Bezüglich des hier zu behandelnden Problems weist Thiele auch mit Recht darauf hin, dass sich die Bestimmung des "gerechten Preises" als kaum lösbare Aufgabe erweisen würde (221). Als generelle Lösung schlägt er vor, die Arbeitsgerichte sollten erst dann gestaltend eingreifen, wenn sich im Einzelfall ein offenbares Mißverhältnis von Leistung und Gegenleistung zeigt (222). Diese Lösung sei geeignet, unter Aufrechterhaltung des Prinzips der Privatautonomie dem (objektiven) Missbrauch sozialer Übermacht bei der Gestaltung der Arbeitsbedingungen wirksam zu begegnen (222).
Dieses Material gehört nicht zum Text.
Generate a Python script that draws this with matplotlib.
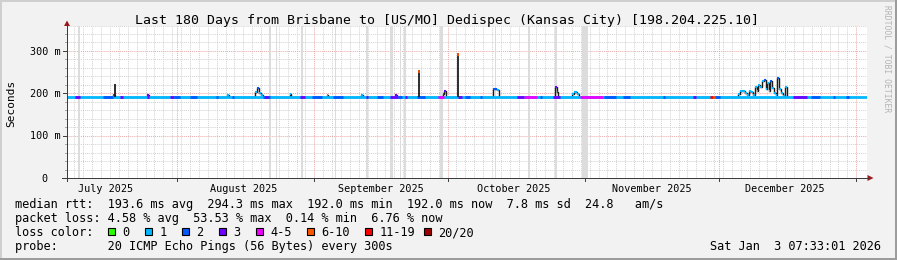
import datetime as dt
import matplotlib
matplotlib.use("Agg")
import matplotlib.pyplot as plt
import matplotlib.transforms as mtransforms
from matplotlib.patches import Rectangle, Polygon
from matplotlib.lines import Line2D

W, H = 897, 260
MONO = "DejaVu Sans Mono"

""" data """
END = dt.datetime(2026, 1, 3, 7, 33, 1)
SPAN_DAYS = 180
START = END - dt.timedelta(days=SPAN_DAYS)

TITLE = "Last 180 Days from Brisbane to [US/MO] Dedispec (Kansas City) [198.204.225.10]"
Y_LABEL = "Seconds"
WATERMARK = "RRDTOOL / TOBI OETIKER"
STAMP = "Sat Jan  3 07:33:01 2026"

MONTH_LABELS = ["July 2025", "August 2025", "September 2025",
                "October 2025", "November 2025", "December 2025"]
LABEL_DATES = ["2025-07-16", "2025-08-16", "2025-09-16",
               "2025-10-16", "2025-11-16", "2025-12-16"]
MONTH_FIRSTS = ["2025-08-01", "2025-09-01", "2025-10-01",
                "2025-11-01", "2025-12-01", "2026-01-01"]

Y_TICKS = [0, 100, 200, 300]
Y_TICK_LABELS = ["0  ", "100 m", "200 m", "300 m"]
Y_MAX = 360

BASELINE_MS = 192.0

LOSS_LABELS = ["0", "1", "2", "3", "4-5", "6-10", "11-19", "20/20"]
LOSS_COLORS = ["#26ff00", "#00b8ff", "#0059ff", "#7000ff",
               "#ee00ff", "#ff5500", "#ff0000", "#a10000"]

# loss colouring of the flat part of the median line (day offset, class)
LOSS_START = [1.8, 8.1, 11.9, 18.0, 23.2, 24.2, 27.7, 33.6, 37.2, 44.1,
              44.6, 52.5, 55.2, 59.9, 67.4, 69.8, 72.7, 74.5, 76.0, 78.8,
              83.6, 88.1, 89.6, 93.0, 101.4, 103.0, 106.5, 109.5, 115.5, 121.0,
              125.2, 134.2, 141.0, 144.8, 145.4, 146.0, 163.5, 167.5, 172.5, 175.3]
LOSS_END = [2.9, 10.4, 12.6, 18.4, 24.2, 25.5, 29.3, 34.0, 37.6, 45.7,
            45.2, 53.6, 57.4, 62.2, 67.8, 71.2, 74.5, 75.5, 76.6, 80.6,
            84.8, 89.0, 90.8, 93.5, 103.0, 105.9, 107.0, 111.0, 120.7, 123.5,
            126.8, 134.7, 141.6, 145.4, 145.9, 147.0, 166.7, 169.5, 173.0, 176.0]
LOSS_CLASS = [3, 2, 3, 3, 3, 2, 2, 2, 2, 2,
              3, 3, 2, 2, 3, 2, 3, 2, 3, 2,
              4, 3, 2, 2, 3, 4, 2, 3, 4, 2,
              2, 2, 3, 6, 5, 2, 3, 2, 2, 2]

# median excursions above the baseline (step points: day, ms, loss class)
EXC_DAY = [10.3, 10.9,
           18.0, 18.4,
           36.1, 36.4,
           42.3, 42.8, 43.2, 43.6, 44.2,
           50.1, 50.4,
           58.5, 58.8,
           66.2, 66.6,
           73.9, 74.4,
           84.6, 84.9, 85.3,
           95.8, 96.0, 96.9, 97.2,
           109.8, 110.3, 110.6,
           113.8, 114.2, 114.9, 115.2,
           151.1, 151.6, 152.3, 152.7, 153.2, 153.6, 154.1, 154.5, 155.0,
           155.4, 155.6, 156.1, 156.5, 157.0, 157.4, 157.7, 158.1, 158.3,
           158.8, 159.2, 159.7, 159.9, 160.4, 160.8, 161.3, 161.7, 162.2]
EXC_MS = [196, 192,
          196, 192,
          197, 192,
          204, 212, 201, 196, 192,
          198, 192,
          197, 192,
          197, 192,
          196, 192,
          199, 206, 192,
          207, 211, 207, 192,
          216, 204, 192,
          199, 202, 199, 192,
          198, 205, 206, 200, 196, 205, 203, 197, 214,
          205, 220, 215, 230, 232, 210, 224, 205, 228,
          212, 200, 196, 236, 210, 200, 194, 214, 192]
EXC_CLASS = [2, 1,
             3, 1,
             1, 1,
             1, 2, 1, 1, 1,
             1, 1,
             1, 1,
             1, 1,
             3, 1,
             3, 3, 1,
             1, 2, 1, 1,
             3, 3, 1,
             1, 1, 1, 1,
             1, 1, 1, 1, 1, 1, 1, 1, 1,
             1, 1, 1, 1, 2, 1, 1, 1, 2,
             1, 1, 1, 2, 1, 1, 1, 1, 1]

# single-interval spikes (day, ms, loss class of the tip, -1 = none)
SPIKE_DAY = [10.8, 79.3, 88.1]
SPIKE_MS = [222, 254, 294]
SPIKE_TIP = [-1, 5, 5]

# full-height smoke columns (day, width in days)
SMOKE_DAY = [2.7, 45.7, 47.1, 52.9, 60.4, 60.8, 67.6, 73.0, 75.0, 76.1,
             84.3, 96.4, 96.8, 104.1, 110.1, 116.7]
SMOKE_W = [0.25, 0.3, 0.25, 0.45, 0.2, 0.2, 0.35, 0.7, 0.25, 0.25,
           0.7, 0.2, 0.2, 0.45, 0.25, 1.3]

LEGEND_LINES = [
    "median rtt:  193.6 ms avg  294.3 ms max  192.0 ms min  192.0 ms now  7.8 ms sd  24.8   am/s",
    "packet loss: 4.58 % avg  53.53 % max  0.14 % min  6.76 % now",
]
PROBE_LINE = "probe:       20 ICMP Echo Pings (56 Bytes) every 300s"

""" style """
BACK = "#f2f2f2"
GRID = "#d2d2d2"
MGRID = "#eaa9a9"
AXIS = "#3c3c3c"
ARROW = "#9b1c1c"
SMOKE = "#dcdcdc"
DARK = "#1c1c1c"

L, R, T, B = 67, 866.5, 25.5, 178.0
CHAR = 7.15


def days(s):
    return (dt.datetime.fromisoformat(s) - START).total_seconds() / 86400


def fx(x):
    return x / W


def fy(y):
    return 1 - y / H


fig = plt.figure(figsize=(W / 100, H / 100), dpi=100, facecolor=BACK)
ax = fig.add_axes([fx(L), fy(B), (R - L) / W, (B - T) / H])
ax.set_xlim(0, SPAN_DAYS)
ax.set_ylim(0, Y_MAX)
ax.set_facecolor("white")
for s in ax.spines.values():
    s.set_visible(False)
ax.set_xticks([])
ax.set_yticks([])

pw, ph = R - L, B - T
firsts = [days(s) for s in MONTH_FIRSTS]

# grid
dotted = (0, (1, 1))
for v in range(20, Y_MAX + 1, 20):
    if v % 100:
        ax.axhline(v, color=GRID, lw=0.7, ls=dotted, zorder=1)
for v in Y_TICKS[1:]:
    ax.axhline(v, color=MGRID, lw=0.7, ls=dotted, zorder=1.2)
g = firsts[-1]
minor_x = []
while g > 0:
    if all(abs(g - f) > 0.5 for f in firsts):
        minor_x.append(g)
    g -= 2
for d in minor_x:
    ax.axvline(d, color=GRID, lw=0.7, ls=dotted, zorder=1)
for d in firsts:
    ax.axvline(d, color=MGRID, lw=0.7, ls=dotted, zorder=1.2)

# smoke columns
for d, w in zip(SMOKE_DAY, SMOKE_W):
    ax.axvspan(d - w / 2, d + w / 2, color=SMOKE, lw=0, zorder=2)

# median line
ax.step(EXC_DAY, EXC_MS, where="post", color=DARK, lw=1.0, zorder=3)
ax.hlines(BASELINE_MS, 0, SPAN_DAYS, color=LOSS_COLORS[1], lw=2.0, zorder=4)
ax.hlines([BASELINE_MS] * len(LOSS_START), LOSS_START, LOSS_END,
          colors=[LOSS_COLORS[c] for c in LOSS_CLASS], lw=2.0, zorder=4.1)
for i in range(len(EXC_DAY) - 1):
    if EXC_MS[i] > BASELINE_MS + 0.5:
        ax.hlines(EXC_MS[i], EXC_DAY[i], EXC_DAY[i + 1],
                  color=LOSS_COLORS[EXC_CLASS[i]], lw=1.5, zorder=5)
ax.vlines(SPIKE_DAY, BASELINE_MS, SPIKE_MS, color=DARK, lw=1.3, zorder=5)
for d, v, c in zip(SPIKE_DAY, SPIKE_MS, SPIKE_TIP):
    if c >= 0:
        ax.vlines(d, v - 5, v, color=LOSS_COLORS[c], lw=1.3, zorder=6)

# ticks
yt = ax.get_yaxis_transform()
xt = ax.get_xaxis_transform()
for v in range(20, Y_MAX, 20):
    major = v % 100 == 0
    ln = 4 if major else 2
    ax.plot([-ln / pw, 0], [v, v], transform=yt, clip_on=False,
            color=AXIS if major else "#a8a8a8", lw=0.7)
for d in firsts:
    ax.plot([d, d], [-3 / ph, 0], transform=xt, clip_on=False, color=AXIS, lw=0.7)

# tick labels
ylab_tr = mtransforms.offset_copy(yt, fig=fig, x=-6.5, y=-3.6, units="dots")
for v, lab in zip(Y_TICKS, Y_TICK_LABELS):
    ax.text(0, v, lab, transform=ylab_tr, ha="right", va="baseline",
            family=MONO, fontsize=7.3, color="black")
xlab_tr = mtransforms.offset_copy(xt, fig=fig, x=0, y=-13.5, units="dots")
for s, lab in zip(LABEL_DATES, MONTH_LABELS):
    ax.text(days(s), 0, lab, transform=xlab_tr, ha="center", va="baseline",
            family=MONO, fontsize=7.3, color="black")

# axes lines and arrows
fig.add_artist(Line2D([fx(62), fx(868)], [fy(B), fy(B)], color=AXIS, lw=0.72))
fig.add_artist(Line2D([fx(L), fx(L)], [fy(181), fy(22)], color=AXIS, lw=0.72))
fig.add_artist(Polygon([(fx(L - 3), fy(26)), (fx(L + 3), fy(26)), (fx(L), fy(20.5))],
                       closed=True, color=ARROW, lw=0))
fig.add_artist(Polygon([(fx(867.5), fy(B - 3)), (fx(867.5), fy(B + 3)), (fx(873.5), fy(B))],
                       closed=True, color=ARROW, lw=0))

# text
fig.text(fx(447), fy(24), TITLE, ha="center", va="baseline", family=MONO, fontsize=9.5)
fig.text(fx(11), fy(103.5), Y_LABEL, ha="center", va="center", rotation=90,
         family=MONO, fontsize=8)
fig.text(fx(887), fy(59), WATERMARK, ha="center", va="center", rotation=-90,
         family=MONO, fontsize=5.8, color="#b4b4b4")

x0 = 14.5
fig.text(fx(x0), fy(208.3), LEGEND_LINES[0], ha="left", va="baseline", family=MONO, fontsize=8.55)
fig.text(fx(x0), fy(222.3), LEGEND_LINES[1], ha="left", va="baseline", family=MONO, fontsize=8.55)
fig.text(fx(x0), fy(236), "loss color:", ha="left", va="baseline", family=MONO, fontsize=8.55)
bx = x0 + 13 * CHAR
for lab, col in zip(LOSS_LABELS, LOSS_COLORS):
    fig.add_artist(Rectangle((fx(bx + 0.5), fy(235)), 7 / W, 7.5 / H, transform=fig.transFigure,
                             facecolor=col, edgecolor="black", lw=0.8))
    fig.text(fx(bx + 15.5 - 0.5), fy(236), lab, ha="left", va="baseline", family=MONO, fontsize=8.55)
    bx += 15.5 + CHAR * min(len(lab), 4) + 2 * CHAR
fig.text(fx(x0), fy(250), PROBE_LINE, ha="left", va="baseline", family=MONO, fontsize=8.55)
fig.text(fx(881), fy(250), STAMP, ha="right", va="baseline", family=MONO, fontsize=8.55)

# 3d frame
fig.add_artist(Rectangle((0, fy(2)), 1, 2 / H, transform=fig.transFigure, color="#cfcfcf", lw=0))
fig.add_artist(Rectangle((0, 0), 2 / W, 1, transform=fig.transFigure, color="#cfcfcf", lw=0))
fig.add_artist(Rectangle((0, 0), 1, 2 / H, transform=fig.transFigure, color="#9c9c9c", lw=0))
fig.add_artist(Rectangle((fx(W - 2), 0), 2 / W, 1, transform=fig.transFigure, color="#9c9c9c", lw=0))

fig.savefig("out.png", dpi=100, facecolor=fig.get_facecolor())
Hingewiesen werden kann in diesem Zusammenhang auch auf § 8 AGBG, der auch Ausdruck des gesetzgeberischen Willens ist, den Gerichten nicht die Aufgabe einer Preiskontrolle aufzubürden (223). Berechtigt ist daher sicherlich die Sorge, eine weit ausgedehnte Kontrollmöglichkeit des Arbeitsvertragsinhalts könne die Arbeitsgerichtsbarkeit überlasten (224). Es ist nicht nur zu befürchten, dass die Belastung der Gerichte der Arbeitsgerichtsbarkeit zahlenmäßig zunimmt, wenn allgemein bekannt würde, dass es die Möglichkeit gäbe, als unbillig empfundene Vertragsklauseln auf diese Weise korrigieren zu lassen, sondern eine erhebliche Belastung ergäbe sich auch aus der Intensität der zur Beurteilung notwendigen Sachaufklärung (225). Eine allgemeine Billigkeitskontrolle würde auch den Arbeitsvertrag als Erscheinungsform privatautonomer Rechtsgestaltung im wesentlichen beseitigen (226) und im Ergebnis die Ausgestaltung der Arbeitsbedingungen bis ins Detail nahezu vollständig in die Hand der Gerichte legen.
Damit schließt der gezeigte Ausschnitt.